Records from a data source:
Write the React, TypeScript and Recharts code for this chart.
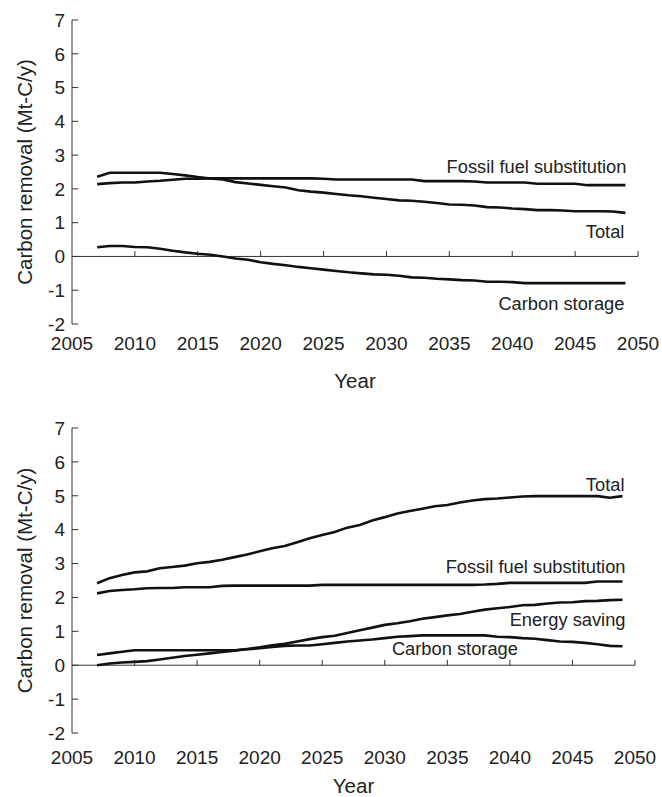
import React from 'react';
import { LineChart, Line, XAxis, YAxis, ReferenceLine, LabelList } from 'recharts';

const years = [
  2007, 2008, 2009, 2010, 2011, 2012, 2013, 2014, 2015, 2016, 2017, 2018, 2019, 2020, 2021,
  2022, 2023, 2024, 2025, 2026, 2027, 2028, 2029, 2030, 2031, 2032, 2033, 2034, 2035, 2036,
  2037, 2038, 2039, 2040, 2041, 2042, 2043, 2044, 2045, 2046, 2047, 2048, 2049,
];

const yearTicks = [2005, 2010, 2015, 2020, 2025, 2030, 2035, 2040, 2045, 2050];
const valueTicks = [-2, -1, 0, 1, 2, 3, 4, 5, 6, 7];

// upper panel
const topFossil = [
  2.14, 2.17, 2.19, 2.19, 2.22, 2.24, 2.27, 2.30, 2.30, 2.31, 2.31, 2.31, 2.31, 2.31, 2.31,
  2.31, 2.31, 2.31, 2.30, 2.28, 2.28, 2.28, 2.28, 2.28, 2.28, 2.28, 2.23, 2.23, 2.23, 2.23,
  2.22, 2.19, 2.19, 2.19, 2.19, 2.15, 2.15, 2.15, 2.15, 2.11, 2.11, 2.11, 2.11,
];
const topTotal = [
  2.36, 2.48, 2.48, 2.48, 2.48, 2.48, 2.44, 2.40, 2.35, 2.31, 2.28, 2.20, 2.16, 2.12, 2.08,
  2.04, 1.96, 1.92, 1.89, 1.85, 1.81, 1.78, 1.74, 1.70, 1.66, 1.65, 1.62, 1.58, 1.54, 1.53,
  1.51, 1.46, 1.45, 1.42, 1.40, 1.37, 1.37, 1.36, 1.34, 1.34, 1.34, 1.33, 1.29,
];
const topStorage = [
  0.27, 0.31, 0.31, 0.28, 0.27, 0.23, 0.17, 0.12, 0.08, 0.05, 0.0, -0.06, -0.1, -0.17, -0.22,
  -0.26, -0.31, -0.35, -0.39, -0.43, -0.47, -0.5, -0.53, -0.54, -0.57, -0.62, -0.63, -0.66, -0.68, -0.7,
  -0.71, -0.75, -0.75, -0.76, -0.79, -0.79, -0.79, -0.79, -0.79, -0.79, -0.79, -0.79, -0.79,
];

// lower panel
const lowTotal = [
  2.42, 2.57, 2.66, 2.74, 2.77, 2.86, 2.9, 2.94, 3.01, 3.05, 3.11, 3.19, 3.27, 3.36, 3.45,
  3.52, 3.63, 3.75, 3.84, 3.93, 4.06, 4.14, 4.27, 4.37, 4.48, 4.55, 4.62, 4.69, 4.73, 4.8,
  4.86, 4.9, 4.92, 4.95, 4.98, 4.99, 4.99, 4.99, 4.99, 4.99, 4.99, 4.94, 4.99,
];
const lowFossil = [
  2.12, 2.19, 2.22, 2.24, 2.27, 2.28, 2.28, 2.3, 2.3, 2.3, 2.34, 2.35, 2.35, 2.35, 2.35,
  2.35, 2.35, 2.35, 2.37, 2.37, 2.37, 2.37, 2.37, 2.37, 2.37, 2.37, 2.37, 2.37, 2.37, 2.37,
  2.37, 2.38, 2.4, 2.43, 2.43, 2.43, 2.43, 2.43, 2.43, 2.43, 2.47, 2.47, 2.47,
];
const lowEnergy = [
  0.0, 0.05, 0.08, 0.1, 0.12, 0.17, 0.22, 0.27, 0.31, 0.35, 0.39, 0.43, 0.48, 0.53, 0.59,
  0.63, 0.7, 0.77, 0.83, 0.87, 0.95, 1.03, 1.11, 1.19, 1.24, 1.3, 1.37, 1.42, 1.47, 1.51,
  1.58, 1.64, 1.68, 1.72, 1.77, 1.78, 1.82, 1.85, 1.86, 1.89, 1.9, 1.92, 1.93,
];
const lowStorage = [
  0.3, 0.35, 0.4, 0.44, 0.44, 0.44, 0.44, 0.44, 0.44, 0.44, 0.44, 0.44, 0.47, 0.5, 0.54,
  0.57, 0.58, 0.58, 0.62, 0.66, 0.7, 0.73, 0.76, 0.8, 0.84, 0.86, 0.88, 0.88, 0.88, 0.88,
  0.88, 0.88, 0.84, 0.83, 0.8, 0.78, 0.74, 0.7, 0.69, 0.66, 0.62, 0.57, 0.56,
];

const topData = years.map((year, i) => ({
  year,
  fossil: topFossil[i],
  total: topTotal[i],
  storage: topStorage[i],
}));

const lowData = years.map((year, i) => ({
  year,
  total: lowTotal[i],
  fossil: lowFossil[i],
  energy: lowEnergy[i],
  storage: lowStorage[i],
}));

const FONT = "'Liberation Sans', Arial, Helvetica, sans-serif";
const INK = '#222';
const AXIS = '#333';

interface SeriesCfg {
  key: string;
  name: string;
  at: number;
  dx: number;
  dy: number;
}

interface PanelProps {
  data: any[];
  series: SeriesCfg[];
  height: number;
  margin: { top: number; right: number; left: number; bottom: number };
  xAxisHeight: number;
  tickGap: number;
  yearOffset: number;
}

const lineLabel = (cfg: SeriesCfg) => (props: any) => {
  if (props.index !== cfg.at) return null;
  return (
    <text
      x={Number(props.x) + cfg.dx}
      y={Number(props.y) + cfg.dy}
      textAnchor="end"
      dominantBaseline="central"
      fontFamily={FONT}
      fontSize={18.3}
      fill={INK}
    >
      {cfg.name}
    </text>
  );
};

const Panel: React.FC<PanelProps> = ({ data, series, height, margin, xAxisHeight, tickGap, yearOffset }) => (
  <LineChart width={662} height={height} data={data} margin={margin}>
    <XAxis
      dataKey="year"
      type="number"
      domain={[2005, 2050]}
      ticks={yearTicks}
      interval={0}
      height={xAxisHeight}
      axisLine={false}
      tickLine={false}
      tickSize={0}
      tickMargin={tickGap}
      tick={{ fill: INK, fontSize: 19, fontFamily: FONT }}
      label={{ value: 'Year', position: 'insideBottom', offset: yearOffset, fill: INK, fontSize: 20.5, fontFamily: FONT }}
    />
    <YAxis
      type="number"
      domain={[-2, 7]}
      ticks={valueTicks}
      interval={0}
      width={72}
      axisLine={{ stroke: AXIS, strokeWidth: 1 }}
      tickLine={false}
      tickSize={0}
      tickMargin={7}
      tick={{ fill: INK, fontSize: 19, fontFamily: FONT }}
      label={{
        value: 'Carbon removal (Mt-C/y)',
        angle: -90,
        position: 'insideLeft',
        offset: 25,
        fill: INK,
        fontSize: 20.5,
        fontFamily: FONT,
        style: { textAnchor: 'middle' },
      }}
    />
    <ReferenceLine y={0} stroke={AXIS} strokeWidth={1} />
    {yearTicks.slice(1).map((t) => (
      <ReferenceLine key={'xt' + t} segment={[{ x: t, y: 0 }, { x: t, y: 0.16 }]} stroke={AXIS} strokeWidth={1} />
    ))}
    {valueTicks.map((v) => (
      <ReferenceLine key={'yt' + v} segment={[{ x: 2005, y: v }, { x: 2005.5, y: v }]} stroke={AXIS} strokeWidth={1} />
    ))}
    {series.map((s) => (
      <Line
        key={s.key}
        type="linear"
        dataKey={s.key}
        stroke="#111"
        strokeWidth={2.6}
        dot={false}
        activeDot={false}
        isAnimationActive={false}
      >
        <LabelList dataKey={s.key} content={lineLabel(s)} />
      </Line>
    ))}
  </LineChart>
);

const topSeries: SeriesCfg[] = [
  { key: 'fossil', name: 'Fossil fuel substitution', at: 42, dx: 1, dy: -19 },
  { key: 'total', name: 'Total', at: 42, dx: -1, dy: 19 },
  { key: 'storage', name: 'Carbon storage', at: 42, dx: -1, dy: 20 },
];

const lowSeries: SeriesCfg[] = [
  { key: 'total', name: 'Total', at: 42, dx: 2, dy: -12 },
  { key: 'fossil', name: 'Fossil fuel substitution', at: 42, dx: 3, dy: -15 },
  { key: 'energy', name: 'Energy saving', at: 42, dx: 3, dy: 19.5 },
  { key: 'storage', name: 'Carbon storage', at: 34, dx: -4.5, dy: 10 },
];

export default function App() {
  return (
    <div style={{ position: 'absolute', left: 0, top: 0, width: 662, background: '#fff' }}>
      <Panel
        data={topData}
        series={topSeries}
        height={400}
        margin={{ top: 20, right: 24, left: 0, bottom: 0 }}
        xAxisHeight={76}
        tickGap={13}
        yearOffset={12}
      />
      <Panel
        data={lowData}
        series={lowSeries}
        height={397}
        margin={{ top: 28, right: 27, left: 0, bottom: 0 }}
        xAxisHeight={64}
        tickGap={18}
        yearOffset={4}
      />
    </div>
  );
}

* * *

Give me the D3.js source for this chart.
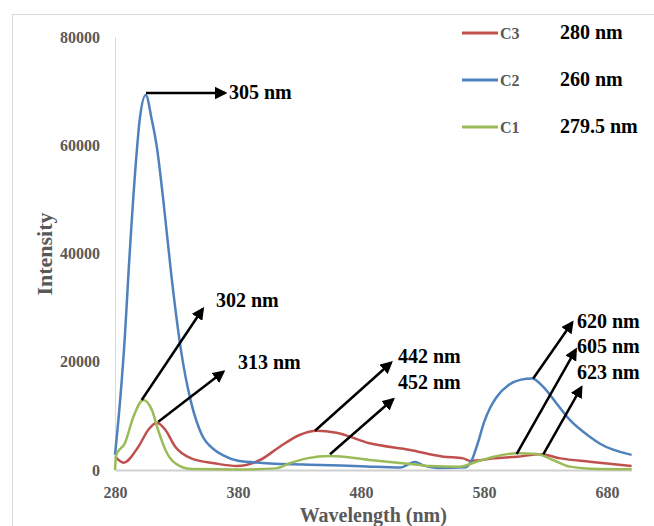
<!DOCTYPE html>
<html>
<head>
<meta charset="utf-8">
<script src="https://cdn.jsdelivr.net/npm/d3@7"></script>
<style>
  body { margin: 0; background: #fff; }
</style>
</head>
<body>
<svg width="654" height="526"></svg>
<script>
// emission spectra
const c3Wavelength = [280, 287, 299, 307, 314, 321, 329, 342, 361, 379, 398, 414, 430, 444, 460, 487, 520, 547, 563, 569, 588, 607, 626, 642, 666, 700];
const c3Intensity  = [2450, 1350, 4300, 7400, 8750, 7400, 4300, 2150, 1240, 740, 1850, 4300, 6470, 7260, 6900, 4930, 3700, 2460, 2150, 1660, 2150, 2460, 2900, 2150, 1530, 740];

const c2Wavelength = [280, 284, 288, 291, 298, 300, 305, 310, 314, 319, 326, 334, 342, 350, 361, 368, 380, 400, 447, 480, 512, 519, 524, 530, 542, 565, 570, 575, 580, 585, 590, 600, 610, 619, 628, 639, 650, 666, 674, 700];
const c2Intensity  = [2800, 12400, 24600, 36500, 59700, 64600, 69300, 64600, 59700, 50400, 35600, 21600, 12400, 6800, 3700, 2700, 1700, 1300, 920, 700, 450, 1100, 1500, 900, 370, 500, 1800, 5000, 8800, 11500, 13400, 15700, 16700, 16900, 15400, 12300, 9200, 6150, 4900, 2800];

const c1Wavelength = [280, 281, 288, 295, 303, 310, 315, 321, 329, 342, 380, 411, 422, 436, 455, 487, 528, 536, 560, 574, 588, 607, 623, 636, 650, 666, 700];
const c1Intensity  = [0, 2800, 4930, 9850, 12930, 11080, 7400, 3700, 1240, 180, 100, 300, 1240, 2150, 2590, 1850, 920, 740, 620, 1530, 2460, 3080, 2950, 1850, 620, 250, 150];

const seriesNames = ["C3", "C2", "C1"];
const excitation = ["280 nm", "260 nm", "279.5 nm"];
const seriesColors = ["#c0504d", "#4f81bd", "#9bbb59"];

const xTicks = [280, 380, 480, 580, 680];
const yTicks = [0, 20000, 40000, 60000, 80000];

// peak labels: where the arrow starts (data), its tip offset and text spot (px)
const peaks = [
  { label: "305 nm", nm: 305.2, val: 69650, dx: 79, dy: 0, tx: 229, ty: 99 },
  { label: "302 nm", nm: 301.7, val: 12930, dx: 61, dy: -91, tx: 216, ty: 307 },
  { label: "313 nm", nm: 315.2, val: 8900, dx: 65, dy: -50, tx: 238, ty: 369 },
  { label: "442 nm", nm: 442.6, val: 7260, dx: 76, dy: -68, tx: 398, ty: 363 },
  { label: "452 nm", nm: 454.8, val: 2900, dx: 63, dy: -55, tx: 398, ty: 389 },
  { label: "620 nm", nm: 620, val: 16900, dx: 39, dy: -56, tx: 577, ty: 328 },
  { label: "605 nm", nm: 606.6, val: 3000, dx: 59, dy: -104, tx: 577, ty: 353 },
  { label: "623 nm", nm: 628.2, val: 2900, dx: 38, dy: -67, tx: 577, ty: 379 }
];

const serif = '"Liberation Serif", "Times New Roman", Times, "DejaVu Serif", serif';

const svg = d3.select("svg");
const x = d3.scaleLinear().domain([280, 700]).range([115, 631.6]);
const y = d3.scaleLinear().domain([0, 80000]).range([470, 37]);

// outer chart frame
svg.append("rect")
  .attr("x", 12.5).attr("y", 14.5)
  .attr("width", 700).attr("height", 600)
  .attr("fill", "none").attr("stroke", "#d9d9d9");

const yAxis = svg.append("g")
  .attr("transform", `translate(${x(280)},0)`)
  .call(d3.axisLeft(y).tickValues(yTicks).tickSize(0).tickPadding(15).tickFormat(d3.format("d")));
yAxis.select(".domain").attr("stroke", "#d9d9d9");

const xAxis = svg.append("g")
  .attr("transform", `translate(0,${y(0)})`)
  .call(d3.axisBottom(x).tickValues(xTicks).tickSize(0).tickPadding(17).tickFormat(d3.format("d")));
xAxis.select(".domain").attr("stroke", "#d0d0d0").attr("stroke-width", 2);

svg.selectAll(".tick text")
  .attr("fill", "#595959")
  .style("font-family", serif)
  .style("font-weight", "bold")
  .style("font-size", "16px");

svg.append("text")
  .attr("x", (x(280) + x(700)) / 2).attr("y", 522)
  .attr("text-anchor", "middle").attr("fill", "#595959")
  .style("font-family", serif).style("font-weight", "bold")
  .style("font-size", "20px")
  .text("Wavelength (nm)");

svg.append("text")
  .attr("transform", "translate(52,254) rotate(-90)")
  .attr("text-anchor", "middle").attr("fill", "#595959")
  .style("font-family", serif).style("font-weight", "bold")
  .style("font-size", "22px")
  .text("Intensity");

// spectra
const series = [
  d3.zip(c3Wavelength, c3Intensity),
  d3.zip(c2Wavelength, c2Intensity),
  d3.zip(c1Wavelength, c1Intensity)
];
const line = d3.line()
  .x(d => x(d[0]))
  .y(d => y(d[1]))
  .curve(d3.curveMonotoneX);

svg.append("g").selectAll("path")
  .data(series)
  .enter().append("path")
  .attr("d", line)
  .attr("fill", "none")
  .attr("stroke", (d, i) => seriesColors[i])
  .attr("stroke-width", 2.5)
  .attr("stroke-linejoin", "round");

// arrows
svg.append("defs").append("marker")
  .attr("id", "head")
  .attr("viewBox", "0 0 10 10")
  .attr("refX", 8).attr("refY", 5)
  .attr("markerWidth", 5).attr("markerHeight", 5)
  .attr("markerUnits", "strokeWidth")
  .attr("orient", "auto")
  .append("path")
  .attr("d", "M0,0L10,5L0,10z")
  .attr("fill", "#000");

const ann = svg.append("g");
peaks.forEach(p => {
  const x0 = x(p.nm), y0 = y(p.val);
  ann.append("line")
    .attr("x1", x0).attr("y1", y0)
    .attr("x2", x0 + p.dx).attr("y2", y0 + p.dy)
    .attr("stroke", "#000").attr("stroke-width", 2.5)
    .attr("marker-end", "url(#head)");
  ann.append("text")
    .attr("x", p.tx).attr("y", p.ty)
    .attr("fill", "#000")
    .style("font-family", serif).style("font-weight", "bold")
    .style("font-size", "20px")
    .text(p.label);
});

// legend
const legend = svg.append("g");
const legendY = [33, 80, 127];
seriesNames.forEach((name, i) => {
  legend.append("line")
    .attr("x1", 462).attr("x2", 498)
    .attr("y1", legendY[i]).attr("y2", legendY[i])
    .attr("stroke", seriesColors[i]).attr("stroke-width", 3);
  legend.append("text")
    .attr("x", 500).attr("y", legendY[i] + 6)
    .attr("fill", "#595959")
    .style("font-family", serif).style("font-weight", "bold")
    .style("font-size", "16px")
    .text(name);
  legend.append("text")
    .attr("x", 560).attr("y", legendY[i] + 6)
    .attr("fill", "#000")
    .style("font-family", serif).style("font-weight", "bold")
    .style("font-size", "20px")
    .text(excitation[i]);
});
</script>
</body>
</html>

...

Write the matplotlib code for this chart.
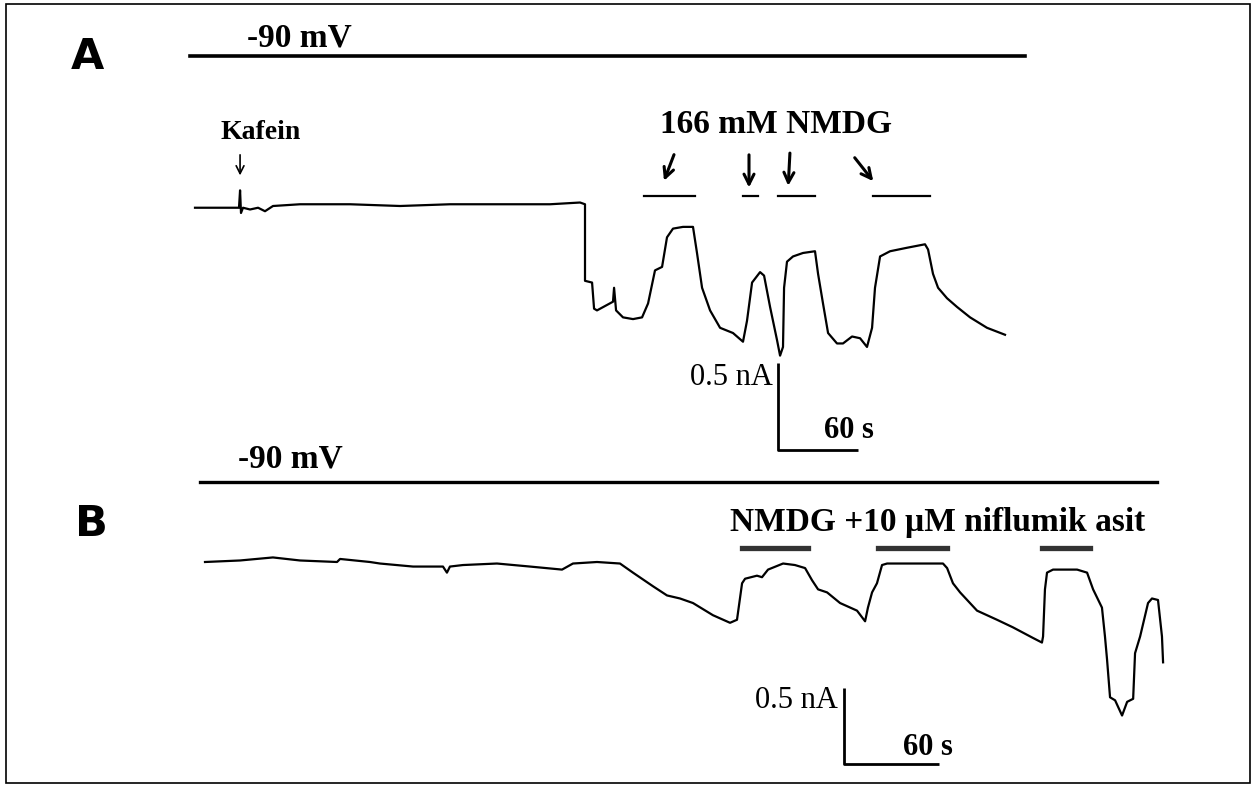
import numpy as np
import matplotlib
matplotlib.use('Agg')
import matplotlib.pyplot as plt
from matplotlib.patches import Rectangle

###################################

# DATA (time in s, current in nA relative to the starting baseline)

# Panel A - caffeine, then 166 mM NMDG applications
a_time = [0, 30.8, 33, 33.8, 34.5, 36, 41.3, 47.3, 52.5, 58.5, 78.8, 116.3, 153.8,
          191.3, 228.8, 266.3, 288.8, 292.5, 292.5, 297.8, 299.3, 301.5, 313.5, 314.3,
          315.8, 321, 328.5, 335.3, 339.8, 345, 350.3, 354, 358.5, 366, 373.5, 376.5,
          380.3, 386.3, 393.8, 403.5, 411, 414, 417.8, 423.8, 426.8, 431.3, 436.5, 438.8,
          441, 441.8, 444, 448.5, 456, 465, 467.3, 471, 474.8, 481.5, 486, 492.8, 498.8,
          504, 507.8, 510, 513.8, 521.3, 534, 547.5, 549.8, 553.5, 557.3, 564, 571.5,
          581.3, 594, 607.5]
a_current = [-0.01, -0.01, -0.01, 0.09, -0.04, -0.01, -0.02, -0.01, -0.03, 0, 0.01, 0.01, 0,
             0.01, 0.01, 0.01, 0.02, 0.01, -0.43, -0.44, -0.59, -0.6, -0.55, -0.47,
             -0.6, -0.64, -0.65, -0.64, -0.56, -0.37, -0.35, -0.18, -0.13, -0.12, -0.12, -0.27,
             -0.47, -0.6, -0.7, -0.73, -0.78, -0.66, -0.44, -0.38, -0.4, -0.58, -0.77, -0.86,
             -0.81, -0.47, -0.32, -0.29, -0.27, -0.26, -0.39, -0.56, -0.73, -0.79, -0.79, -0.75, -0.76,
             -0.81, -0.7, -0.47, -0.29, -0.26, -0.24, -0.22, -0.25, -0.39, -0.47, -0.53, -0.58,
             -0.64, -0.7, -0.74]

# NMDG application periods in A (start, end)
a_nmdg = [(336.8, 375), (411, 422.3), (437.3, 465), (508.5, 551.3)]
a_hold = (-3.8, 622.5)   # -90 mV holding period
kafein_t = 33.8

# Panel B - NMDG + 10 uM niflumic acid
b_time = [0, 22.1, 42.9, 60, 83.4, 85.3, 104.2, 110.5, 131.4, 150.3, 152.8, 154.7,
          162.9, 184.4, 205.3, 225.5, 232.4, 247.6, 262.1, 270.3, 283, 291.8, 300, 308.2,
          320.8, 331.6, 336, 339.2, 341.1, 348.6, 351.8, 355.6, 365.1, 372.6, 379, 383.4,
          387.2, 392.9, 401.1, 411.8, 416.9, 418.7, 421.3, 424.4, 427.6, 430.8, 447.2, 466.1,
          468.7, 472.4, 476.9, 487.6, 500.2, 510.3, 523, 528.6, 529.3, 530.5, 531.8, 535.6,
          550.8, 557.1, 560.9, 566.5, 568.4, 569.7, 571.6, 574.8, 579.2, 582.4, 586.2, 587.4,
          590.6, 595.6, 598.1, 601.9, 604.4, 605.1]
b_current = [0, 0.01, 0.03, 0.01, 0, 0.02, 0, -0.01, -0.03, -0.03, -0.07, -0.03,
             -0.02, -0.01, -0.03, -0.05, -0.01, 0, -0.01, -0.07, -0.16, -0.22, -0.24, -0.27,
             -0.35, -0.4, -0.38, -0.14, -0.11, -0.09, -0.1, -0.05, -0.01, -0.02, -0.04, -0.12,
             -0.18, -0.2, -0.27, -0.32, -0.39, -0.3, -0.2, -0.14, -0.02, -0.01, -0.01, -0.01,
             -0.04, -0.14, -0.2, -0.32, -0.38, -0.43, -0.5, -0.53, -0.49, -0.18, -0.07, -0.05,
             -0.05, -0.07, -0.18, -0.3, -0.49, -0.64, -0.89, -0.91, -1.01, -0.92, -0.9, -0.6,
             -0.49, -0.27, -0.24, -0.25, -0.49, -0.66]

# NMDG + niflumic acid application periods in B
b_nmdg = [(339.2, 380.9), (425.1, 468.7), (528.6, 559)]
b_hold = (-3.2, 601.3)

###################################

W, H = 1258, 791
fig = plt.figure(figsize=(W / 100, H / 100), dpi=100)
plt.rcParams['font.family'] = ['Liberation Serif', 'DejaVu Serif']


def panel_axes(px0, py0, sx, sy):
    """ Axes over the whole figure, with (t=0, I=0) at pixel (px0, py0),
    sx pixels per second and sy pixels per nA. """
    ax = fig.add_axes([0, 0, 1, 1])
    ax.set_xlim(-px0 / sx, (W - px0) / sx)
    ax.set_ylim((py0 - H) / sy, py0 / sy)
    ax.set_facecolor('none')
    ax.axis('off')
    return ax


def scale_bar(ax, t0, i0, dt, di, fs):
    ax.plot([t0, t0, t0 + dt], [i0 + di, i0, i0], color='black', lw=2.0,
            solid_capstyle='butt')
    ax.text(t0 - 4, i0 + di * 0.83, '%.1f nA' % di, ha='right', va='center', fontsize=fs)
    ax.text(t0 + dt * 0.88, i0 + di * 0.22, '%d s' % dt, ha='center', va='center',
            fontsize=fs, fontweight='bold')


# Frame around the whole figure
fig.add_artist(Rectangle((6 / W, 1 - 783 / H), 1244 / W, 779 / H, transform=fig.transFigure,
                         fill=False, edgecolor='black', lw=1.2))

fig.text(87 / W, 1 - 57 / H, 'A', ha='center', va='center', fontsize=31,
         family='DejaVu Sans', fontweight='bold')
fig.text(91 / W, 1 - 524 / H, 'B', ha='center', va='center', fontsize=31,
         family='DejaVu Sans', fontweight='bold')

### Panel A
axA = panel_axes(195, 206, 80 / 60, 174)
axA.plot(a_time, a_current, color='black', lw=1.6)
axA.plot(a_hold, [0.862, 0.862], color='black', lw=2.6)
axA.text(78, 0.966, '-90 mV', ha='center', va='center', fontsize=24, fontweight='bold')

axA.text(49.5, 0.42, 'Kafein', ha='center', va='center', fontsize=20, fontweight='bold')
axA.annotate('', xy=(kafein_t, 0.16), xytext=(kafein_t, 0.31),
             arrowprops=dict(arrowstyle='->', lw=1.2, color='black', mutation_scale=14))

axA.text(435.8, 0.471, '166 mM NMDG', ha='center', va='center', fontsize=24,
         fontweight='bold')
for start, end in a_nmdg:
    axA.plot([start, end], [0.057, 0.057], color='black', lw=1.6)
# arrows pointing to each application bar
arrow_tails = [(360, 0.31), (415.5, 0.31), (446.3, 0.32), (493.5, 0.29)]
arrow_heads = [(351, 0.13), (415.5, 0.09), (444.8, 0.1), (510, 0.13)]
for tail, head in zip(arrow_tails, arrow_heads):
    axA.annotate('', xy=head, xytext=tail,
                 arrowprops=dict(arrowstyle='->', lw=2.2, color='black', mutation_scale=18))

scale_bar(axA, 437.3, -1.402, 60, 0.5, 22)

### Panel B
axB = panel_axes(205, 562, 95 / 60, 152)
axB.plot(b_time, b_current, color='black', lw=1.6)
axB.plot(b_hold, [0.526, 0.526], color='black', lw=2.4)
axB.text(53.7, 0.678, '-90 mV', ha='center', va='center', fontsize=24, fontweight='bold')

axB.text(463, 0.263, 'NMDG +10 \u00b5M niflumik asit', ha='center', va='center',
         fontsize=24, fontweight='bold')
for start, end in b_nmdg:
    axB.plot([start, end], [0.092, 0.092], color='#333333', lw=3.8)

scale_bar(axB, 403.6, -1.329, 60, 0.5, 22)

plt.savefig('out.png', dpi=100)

SET PROBLEM: Going back to the data above, write out everything from the line with "Write the React, TypeScript" down to the line with "YAxis, ReferenceLine, LabelList", both included, leaving every picture out.

RESULT BELOW:
Write the React, TypeScript and Recharts code for this chart.
import React from 'react';
import { LineChart, Line, XAxis, YAxis, ReferenceLine, LabelList } from 'recharts';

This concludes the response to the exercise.